DATASET CONTENT →
+ + + + + + +
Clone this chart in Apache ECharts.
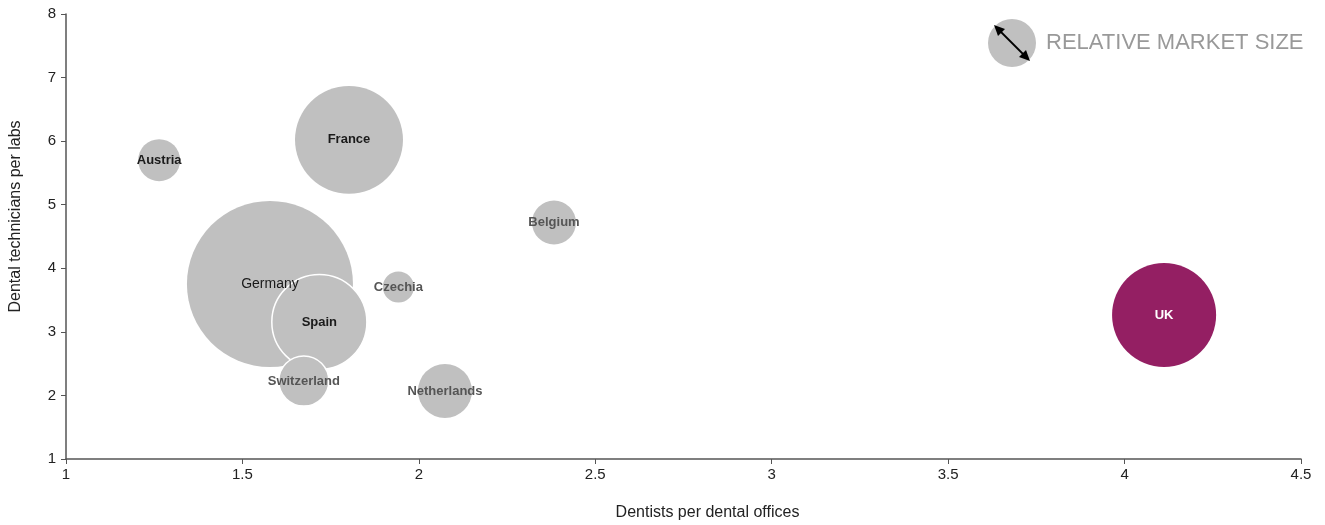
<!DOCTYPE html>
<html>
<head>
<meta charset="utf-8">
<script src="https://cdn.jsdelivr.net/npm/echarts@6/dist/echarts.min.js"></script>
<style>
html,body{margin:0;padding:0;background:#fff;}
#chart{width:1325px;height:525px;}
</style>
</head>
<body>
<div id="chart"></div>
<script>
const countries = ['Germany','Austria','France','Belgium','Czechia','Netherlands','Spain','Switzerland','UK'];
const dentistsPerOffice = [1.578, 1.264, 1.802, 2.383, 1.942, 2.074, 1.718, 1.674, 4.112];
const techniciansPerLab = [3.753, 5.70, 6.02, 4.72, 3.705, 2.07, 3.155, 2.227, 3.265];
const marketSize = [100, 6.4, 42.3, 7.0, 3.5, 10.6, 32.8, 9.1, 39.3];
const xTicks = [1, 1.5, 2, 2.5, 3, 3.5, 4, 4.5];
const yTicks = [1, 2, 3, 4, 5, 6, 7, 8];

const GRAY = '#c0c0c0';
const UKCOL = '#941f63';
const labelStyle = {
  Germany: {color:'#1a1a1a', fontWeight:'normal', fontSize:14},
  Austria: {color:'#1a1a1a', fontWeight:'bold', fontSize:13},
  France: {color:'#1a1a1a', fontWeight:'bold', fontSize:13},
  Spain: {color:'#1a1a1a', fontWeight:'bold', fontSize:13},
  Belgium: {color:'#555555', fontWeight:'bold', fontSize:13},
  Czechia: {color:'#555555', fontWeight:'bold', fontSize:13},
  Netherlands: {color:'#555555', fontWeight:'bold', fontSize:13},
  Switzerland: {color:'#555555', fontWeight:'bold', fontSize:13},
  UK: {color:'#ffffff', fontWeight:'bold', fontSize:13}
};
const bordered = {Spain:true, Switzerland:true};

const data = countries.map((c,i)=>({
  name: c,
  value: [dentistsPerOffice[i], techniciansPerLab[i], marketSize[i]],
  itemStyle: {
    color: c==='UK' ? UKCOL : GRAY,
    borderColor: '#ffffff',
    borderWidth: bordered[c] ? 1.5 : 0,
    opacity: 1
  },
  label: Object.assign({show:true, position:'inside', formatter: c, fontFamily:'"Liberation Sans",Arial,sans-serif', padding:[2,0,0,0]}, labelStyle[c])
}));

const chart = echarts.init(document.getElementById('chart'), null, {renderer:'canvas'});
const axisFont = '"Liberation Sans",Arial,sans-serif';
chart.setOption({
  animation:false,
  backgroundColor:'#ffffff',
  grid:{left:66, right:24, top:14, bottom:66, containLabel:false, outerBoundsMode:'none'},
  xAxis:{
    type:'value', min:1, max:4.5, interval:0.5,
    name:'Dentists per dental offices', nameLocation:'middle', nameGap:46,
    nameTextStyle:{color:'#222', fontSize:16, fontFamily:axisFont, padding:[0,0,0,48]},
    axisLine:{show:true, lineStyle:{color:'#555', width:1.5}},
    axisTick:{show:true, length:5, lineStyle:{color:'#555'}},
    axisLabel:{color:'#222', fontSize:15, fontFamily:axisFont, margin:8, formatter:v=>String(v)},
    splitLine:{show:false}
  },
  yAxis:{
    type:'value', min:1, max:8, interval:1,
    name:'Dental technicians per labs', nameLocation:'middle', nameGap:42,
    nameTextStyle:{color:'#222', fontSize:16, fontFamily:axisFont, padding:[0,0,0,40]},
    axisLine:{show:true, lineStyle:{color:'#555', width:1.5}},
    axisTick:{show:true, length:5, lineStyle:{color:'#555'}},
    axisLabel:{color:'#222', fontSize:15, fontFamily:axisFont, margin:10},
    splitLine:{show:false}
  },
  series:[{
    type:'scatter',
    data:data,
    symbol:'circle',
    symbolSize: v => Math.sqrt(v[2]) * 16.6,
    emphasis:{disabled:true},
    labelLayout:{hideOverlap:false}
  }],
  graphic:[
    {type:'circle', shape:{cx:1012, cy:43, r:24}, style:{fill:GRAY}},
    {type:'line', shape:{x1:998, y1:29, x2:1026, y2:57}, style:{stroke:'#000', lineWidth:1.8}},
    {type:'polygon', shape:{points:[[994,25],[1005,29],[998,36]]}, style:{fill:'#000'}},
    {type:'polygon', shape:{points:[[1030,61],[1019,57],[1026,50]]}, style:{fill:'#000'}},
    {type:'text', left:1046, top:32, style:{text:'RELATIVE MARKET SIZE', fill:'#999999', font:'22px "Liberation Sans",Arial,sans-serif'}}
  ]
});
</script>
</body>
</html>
+ + + + + + +
WRITTEN INSTRUCTION →
Copy the whole listing above word for word but do not carry over the pictures.

RESULT OF THE TASK →
Clone this chart in Apache ECharts.
<!DOCTYPE html>
<html>
<head>
<meta charset="utf-8">
<script src="https://cdn.jsdelivr.net/npm/echarts@6/dist/echarts.min.js"></script>
<style>
html,body{margin:0;padding:0;background:#fff;}
#chart{width:1325px;height:525px;}
</style>
</head>
<body>
<div id="chart"></div>
<script>
const countries = ['Germany','Austria','France','Belgium','Czechia','Netherlands','Spain','Switzerland','UK'];
const dentistsPerOffice = [1.578, 1.264, 1.802, 2.383, 1.942, 2.074, 1.718, 1.674, 4.112];
const techniciansPerLab = [3.753, 5.70, 6.02, 4.72, 3.705, 2.07, 3.155, 2.227, 3.265];
const marketSize = [100, 6.4, 42.3, 7.0, 3.5, 10.6, 32.8, 9.1, 39.3];
const xTicks = [1, 1.5, 2, 2.5, 3, 3.5, 4, 4.5];
const yTicks = [1, 2, 3, 4, 5, 6, 7, 8];

const GRAY = '#c0c0c0';
const UKCOL = '#941f63';
const labelStyle = {
  Germany: {color:'#1a1a1a', fontWeight:'normal', fontSize:14},
  Austria: {color:'#1a1a1a', fontWeight:'bold', fontSize:13},
  France: {color:'#1a1a1a', fontWeight:'bold', fontSize:13},
  Spain: {color:'#1a1a1a', fontWeight:'bold', fontSize:13},
  Belgium: {color:'#555555', fontWeight:'bold', fontSize:13},
  Czechia: {color:'#555555', fontWeight:'bold', fontSize:13},
  Netherlands: {color:'#555555', fontWeight:'bold', fontSize:13},
  Switzerland: {color:'#555555', fontWeight:'bold', fontSize:13},
  UK: {color:'#ffffff', fontWeight:'bold', fontSize:13}
};
const bordered = {Spain:true, Switzerland:true};

const data = countries.map((c,i)=>({
  name: c,
  value: [dentistsPerOffice[i], techniciansPerLab[i], marketSize[i]],
  itemStyle: {
    color: c==='UK' ? UKCOL : GRAY,
    borderColor: '#ffffff',
    borderWidth: bordered[c] ? 1.5 : 0,
    opacity: 1
  },
  label: Object.assign({show:true, position:'inside', formatter: c, fontFamily:'"Liberation Sans",Arial,sans-serif', padding:[2,0,0,0]}, labelStyle[c])
}));

const chart = echarts.init(document.getElementById('chart'), null, {renderer:'canvas'});
const axisFont = '"Liberation Sans",Arial,sans-serif';
chart.setOption({
  animation:false,
  backgroundColor:'#ffffff',
  grid:{left:66, right:24, top:14, bottom:66, containLabel:false, outerBoundsMode:'none'},
  xAxis:{
    type:'value', min:1, max:4.5, interval:0.5,
    name:'Dentists per dental offices', nameLocation:'middle', nameGap:46,
    nameTextStyle:{color:'#222', fontSize:16, fontFamily:axisFont, padding:[0,0,0,48]},
    axisLine:{show:true, lineStyle:{color:'#555', width:1.5}},
    axisTick:{show:true, length:5, lineStyle:{color:'#555'}},
    axisLabel:{color:'#222', fontSize:15, fontFamily:axisFont, margin:8, formatter:v=>String(v)},
    splitLine:{show:false}
  },
  yAxis:{
    type:'value', min:1, max:8, interval:1,
    name:'Dental technicians per labs', nameLocation:'middle', nameGap:42,
    nameTextStyle:{color:'#222', fontSize:16, fontFamily:axisFont, padding:[0,0,0,40]},
    axisLine:{show:true, lineStyle:{color:'#555', width:1.5}},
    axisTick:{show:true, length:5, lineStyle:{color:'#555'}},
    axisLabel:{color:'#222', fontSize:15, fontFamily:axisFont, margin:10},
    splitLine:{show:false}
  },
  series:[{
    type:'scatter',
    data:data,
    symbol:'circle',
    symbolSize: v => Math.sqrt(v[2]) * 16.6,
    emphasis:{disabled:true},
    labelLayout:{hideOverlap:false}
  }],
  graphic:[
    {type:'circle', shape:{cx:1012, cy:43, r:24}, style:{fill:GRAY}},
    {type:'line', shape:{x1:998, y1:29, x2:1026, y2:57}, style:{stroke:'#000', lineWidth:1.8}},
    {type:'polygon', shape:{points:[[994,25],[1005,29],[998,36]]}, style:{fill:'#000'}},
    {type:'polygon', shape:{points:[[1030,61],[1019,57],[1026,50]]}, style:{fill:'#000'}},
    {type:'text', left:1046, top:32, style:{text:'RELATIVE MARKET SIZE', fill:'#999999', font:'22px "Liberation Sans",Arial,sans-serif'}}
  ]
});
</script>
</body>
</html>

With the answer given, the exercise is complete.